**Request**
Take the lines from the top down to and including the one with "0.06, 0.06, -0.02];" and repeat them exactly. Omit images.

**Given information**
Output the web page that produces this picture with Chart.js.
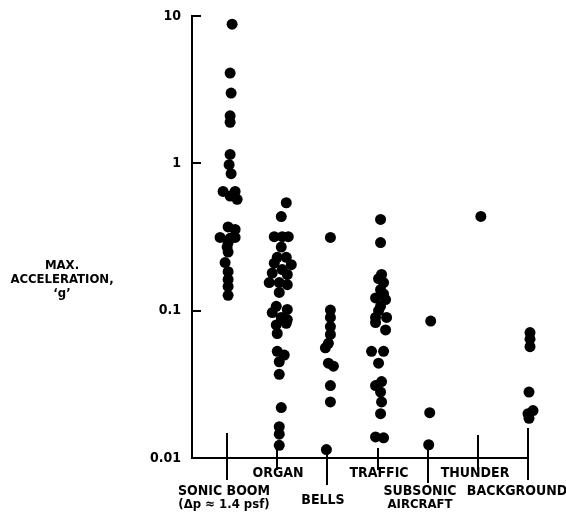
<!DOCTYPE html>
<html>
<head>
<meta charset="utf-8">
<script src="https://cdn.jsdelivr.net/npm/chart.js@4"></script>
<style>
  html, body { margin: 0; padding: 0; background: #fff; }
  #chart { display: block; }
</style>
</head>
<body>
<canvas id="chart" width="566" height="524"></canvas>
<script>
/* === Data === */
const CATEGORIES = [
  ['SONIC BOOM', '(\u0394p \u2248 1.4 psf)'],
  ['ORGAN'],
  ['BELLS'],
  ['TRAFFIC'],
  ['SUBSONIC', 'AIRCRAFT'],
  ['THUNDER'],
  ['BACKGROUND']
];

const Y_TICKS = [0.01, 0.1, 1, 10];
const Y_TICK_LABELS = ['0.01', '0.1', '1', '10'];
const Y_TITLE = ['MAX.', 'ACCELERATION,', '\u2018g\u2019'];

// max acceleration values per source, with small horizontal scatter
const sonicBoom   = [8.8, 4.1, 3.0, 2.1, 1.9, 1.15, 0.98, 0.85, 0.645, 0.645, 0.60, 0.57, 0.37, 0.356, 0.314, 0.314, 0.31, 0.29, 0.27, 0.25, 0.212, 0.184, 0.163, 0.146, 0.127];
const sonicBoomDx = [0.10, 0.06, 0.08, 0.06, 0.06, 0.06, 0.04, 0.08, -0.08, 0.16, 0.06, 0.20, 0.02, 0.16, -0.14, 0.16, 0.06, 0.02, 0.00, 0.02, -0.04, 0.02, 0.02, 0.02, 0.02];

const organ   = [0.54, 0.435, 0.318, 0.318, 0.318, 0.27, 0.23, 0.23, 0.21, 0.205, 0.19, 0.18, 0.176, 0.155, 0.155, 0.15, 0.133, 0.107, 0.102, 0.097, 0.09, 0.087, 0.082, 0.08, 0.07, 0.053, 0.05, 0.045, 0.037, 0.022, 0.0163, 0.0145, 0.0122];
const organDx = [0.18, 0.08, -0.06, 0.10, 0.22, 0.08, 0.00, 0.18, -0.06, 0.28, 0.10, -0.10, 0.20, -0.16, 0.04, 0.20, 0.04, -0.02, 0.20, -0.10, 0.08, 0.20, 0.18, -0.02, 0.00, 0.00, 0.14, 0.04, 0.04, 0.08, 0.04, 0.04, 0.04];

const bells   = [0.314, 0.101, 0.09, 0.078, 0.069, 0.06, 0.056, 0.044, 0.042, 0.031, 0.024, 0.0114];
const bellsDx = [0.06, 0.06, 0.06, 0.06, 0.06, 0.02, -0.04, 0.02, 0.12, 0.06, 0.06, -0.02];

const traffic   = [0.416, 0.29, 0.176, 0.165, 0.155, 0.139, 0.13, 0.122, 0.119, 0.107, 0.1, 0.09, 0.09, 0.083, 0.074, 0.053, 0.053, 0.044, 0.033, 0.031, 0.028, 0.024, 0.02, 0.0139, 0.0137];
const trafficDx = [0.06, 0.06, 0.08, 0.02, 0.12, 0.06, 0.12, -0.04, 0.16, 0.06, 0.02, -0.04, 0.18, -0.04, 0.16, -0.12, 0.12, 0.02, 0.08, -0.04, 0.06, 0.08, 0.06, -0.04, 0.12];

const subsonic   = [0.085, 0.0203, 0.0123];
const subsonicDx = [0.06, 0.04, 0.02];

const thunder   = [0.436];
const thunderDx = [0.06];

const background   = [0.071, 0.064, 0.057, 0.028, 0.021, 0.020, 0.0186];
const backgroundDx = [0.04, 0.04, 0.04, 0.02, 0.10, 0.00, 0.02];

const SERIES = [
  [sonicBoom, sonicBoomDx],
  [organ, organDx],
  [bells, bellsDx],
  [traffic, trafficDx],
  [subsonic, subsonicDx],
  [thunder, thunderDx],
  [background, backgroundDx]
];

/* === Styles === */
const FONT = '"Liberation Sans Narrow", "DejaVu Sans Condensed", "Arial Narrow", sans-serif';
// per category: label dx, label row offset below axis, tick length above / below
const LABEL_STYLE = [
  { dx: -3, dy: 33, up: 25, down: 22 },
  { dx: 1,  dy: 15, up: 12, down: 12 },
  { dx: -4, dy: 42, up: 6,  down: 27 },
  { dx: 1,  dy: 15, up: 10, down: 12 },
  { dx: -8, dy: 33, up: 10, down: 25 },
  { dx: -3, dy: 15, up: 23, down: 12 },
  { dx: -11, dy: 33, up: 30, down: 22 }
];

const points = [];
SERIES.forEach(([vals, dx], i) => {
  vals.forEach((v, j) => points.push({ x: i + dx[j], y: v }));
});

/* === Custom drawing: category ticks/labels, inward y ticks, y title === */
const decor = {
  id: 'decor',
  afterDraw(chart) {
    const { ctx, scales: { x, y } } = chart;
    const base = y.getPixelForValue(0.01);
    ctx.save();
    ctx.strokeStyle = '#000';
    ctx.fillStyle = '#000';
    ctx.lineWidth = 2;

    // inward ticks on y axis
    Y_TICKS.slice(1).forEach(v => {
      const py = Math.round(y.getPixelForValue(v));
      ctx.beginPath();
      ctx.moveTo(x.left, py);
      ctx.lineTo(x.left + 9, py);
      ctx.stroke();
    });

    // category ticks and labels
    ctx.textAlign = 'center';
    ctx.textBaseline = 'middle';
    CATEGORIES.forEach((lines, i) => {
      const s = LABEL_STYLE[i];
      const px = Math.round(x.getPixelForValue(i));
      ctx.beginPath();
      ctx.moveTo(px, base - s.up);
      ctx.lineTo(px, base + s.down);
      ctx.stroke();
      lines.forEach((t, k) => {
        ctx.font = (k === 0 ? 'bold 14px ' : 'bold 13px ') + FONT;
        ctx.fillText(t, px + s.dx, base + s.dy + k * 14);
      });
    });

    // y title
    ctx.font = 'bold 13px ' + FONT;
    Y_TITLE.forEach((t, k) => ctx.fillText(t, 62, 266 + k * 14));
    ctx.restore();
  }
};

/* === Chart === */
new Chart(document.getElementById('chart'), {
  type: 'scatter',
  data: {
    datasets: [{
      data: points,
      backgroundColor: '#000',
      borderWidth: 0,
      pointRadius: 5.5,
      pointHoverRadius: 5.5
    }]
  },
  options: {
    responsive: false,
    animation: false,
    clip: false,
    layout: { padding: { left: 132, right: 38, top: 16, bottom: 66 } },
    plugins: { legend: { display: false }, tooltip: { enabled: false } },
    scales: {
      x: {
        type: 'linear',
        min: -0.7,
        max: 6,
        grid: { display: false },
        border: { display: true, color: '#000', width: 2 },
        ticks: { display: false },
        afterFit: s => { s.height = 0; }
      },
      y: {
        type: 'logarithmic',
        min: 0.01,
        max: 10,
        grid: { display: false },
        border: { display: true, color: '#000', width: 2 },
        afterBuildTicks: s => { s.ticks = Y_TICKS.map(v => ({ value: v })); },
        afterFit: s => { s.width = 60; },
        ticks: {
          color: '#000',
          padding: 3,
          font: { family: FONT, size: 14, weight: 'bold' },
          callback: v => Y_TICK_LABELS[Y_TICKS.indexOf(v)]
        }
      }
    }
  },
  plugins: [decor]
});
</script>
</body>
</html>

**The solution**
Output the web page that produces this picture with Chart.js.
<!DOCTYPE html>
<html>
<head>
<meta charset="utf-8">
<script src="https://cdn.jsdelivr.net/npm/chart.js@4"></script>
<style>
  html, body { margin: 0; padding: 0; background: #fff; }
  #chart { display: block; }
</style>
</head>
<body>
<canvas id="chart" width="566" height="524"></canvas>
<script>
/* === Data === */
const CATEGORIES = [
  ['SONIC BOOM', '(\u0394p \u2248 1.4 psf)'],
  ['ORGAN'],
  ['BELLS'],
  ['TRAFFIC'],
  ['SUBSONIC', 'AIRCRAFT'],
  ['THUNDER'],
  ['BACKGROUND']
];

const Y_TICKS = [0.01, 0.1, 1, 10];
const Y_TICK_LABELS = ['0.01', '0.1', '1', '10'];
const Y_TITLE = ['MAX.', 'ACCELERATION,', '\u2018g\u2019'];

// max acceleration values per source, with small horizontal scatter
const sonicBoom   = [8.8, 4.1, 3.0, 2.1, 1.9, 1.15, 0.98, 0.85, 0.645, 0.645, 0.60, 0.57, 0.37, 0.356, 0.314, 0.314, 0.31, 0.29, 0.27, 0.25, 0.212, 0.184, 0.163, 0.146, 0.127];
const sonicBoomDx = [0.10, 0.06, 0.08, 0.06, 0.06, 0.06, 0.04, 0.08, -0.08, 0.16, 0.06, 0.20, 0.02, 0.16, -0.14, 0.16, 0.06, 0.02, 0.00, 0.02, -0.04, 0.02, 0.02, 0.02, 0.02];

const organ   = [0.54, 0.435, 0.318, 0.318, 0.318, 0.27, 0.23, 0.23, 0.21, 0.205, 0.19, 0.18, 0.176, 0.155, 0.155, 0.15, 0.133, 0.107, 0.102, 0.097, 0.09, 0.087, 0.082, 0.08, 0.07, 0.053, 0.05, 0.045, 0.037, 0.022, 0.0163, 0.0145, 0.0122];
const organDx = [0.18, 0.08, -0.06, 0.10, 0.22, 0.08, 0.00, 0.18, -0.06, 0.28, 0.10, -0.10, 0.20, -0.16, 0.04, 0.20, 0.04, -0.02, 0.20, -0.10, 0.08, 0.20, 0.18, -0.02, 0.00, 0.00, 0.14, 0.04, 0.04, 0.08, 0.04, 0.04, 0.04];

const bells   = [0.314, 0.101, 0.09, 0.078, 0.069, 0.06, 0.056, 0.044, 0.042, 0.031, 0.024, 0.0114];
const bellsDx = [0.06, 0.06, 0.06, 0.06, 0.06, 0.02, -0.04, 0.02, 0.12, 0.06, 0.06, -0.02];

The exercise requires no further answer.